Beautiful Photo Shows Wake Effects of Wind Turbines
Study Explores the Effect of Turbine Wake on Energy Production
The picture above is truly an amazing photo, in my opinion. I found it on David JC MacKay's blog (he's a physicist and wrote the excellent book Sustainable Energy Without the Hot Air which I highly recommend), along with a study about the impact that wind turbine wakes have on energy production (specifically, at the Horns Rev offshore wind farm). Hopefully knowing more about this effect can help us design more efficient wind farms that produce more clean electricity on average.
Image: Wake effects at Horns Rev and their influence on energy pro-
This paper presents analysis of the power output in a row of operating turbines and the dependency on wind direction relative to the row direction. The aim is to describe the magnitude of the wake effects and give an indication of the importance of wind direction.

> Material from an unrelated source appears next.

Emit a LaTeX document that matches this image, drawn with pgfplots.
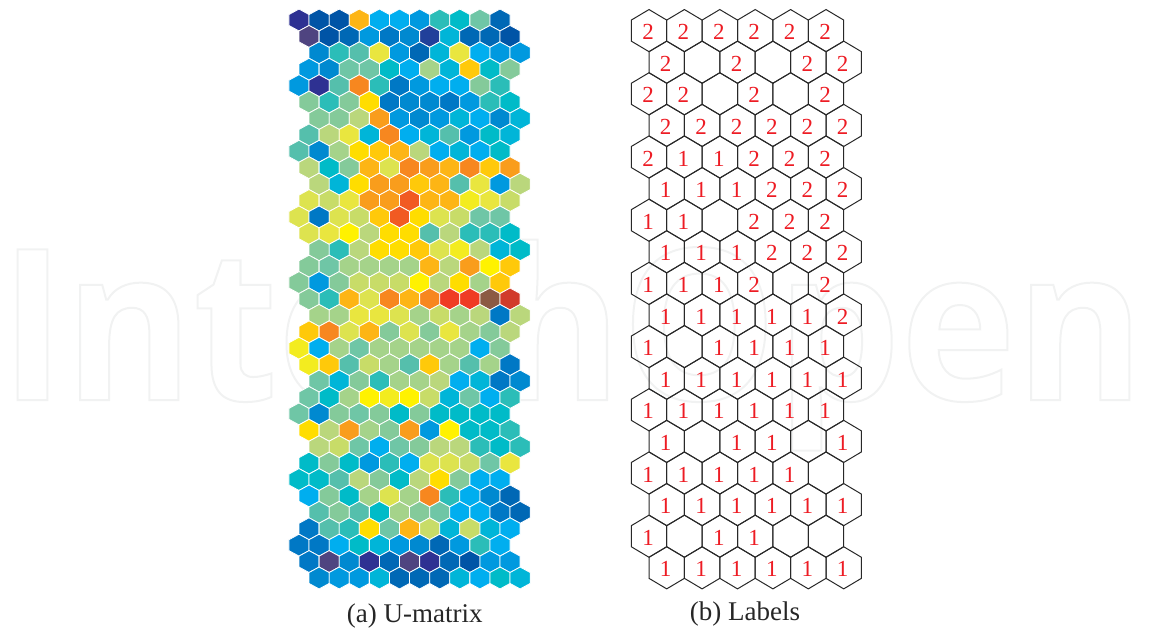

For the majority of the selected cases the turbines were operating at wind speeds with high rotor thrust. Comparison of the results for different spacing at Horns Rev (along rows and columns and for diagonal spacing) will provide insight to the mechanism of wake development and expansion.
Turbines that are after row 1 produce about 20-30% less power, but the main conclusion of the paper is that "The analyses also showed that the direction and where it is measured is very important for the results. It is difficult to use one wind direction for the entire wind farm especially for the turbines far from the mast. This implies that there is no such thing as steady state for a physical system of this size and it must be expected that the wind will always vary from one point in the wind farm to another causing the data points to be scattered. One has to accept that working with wind farm data is a statistical process that implies a significant spread in the data basis."
Could these statistical analyses be used to model future offshore wind farm and find out turbine positions that are more power-efficient? Is the trick simply increasing the space between turbines, or is there a certain turbine formation that works better (maybe not from all angles, but from the dominant local wind direction)? Sounds like this would be a useful follow up to this study.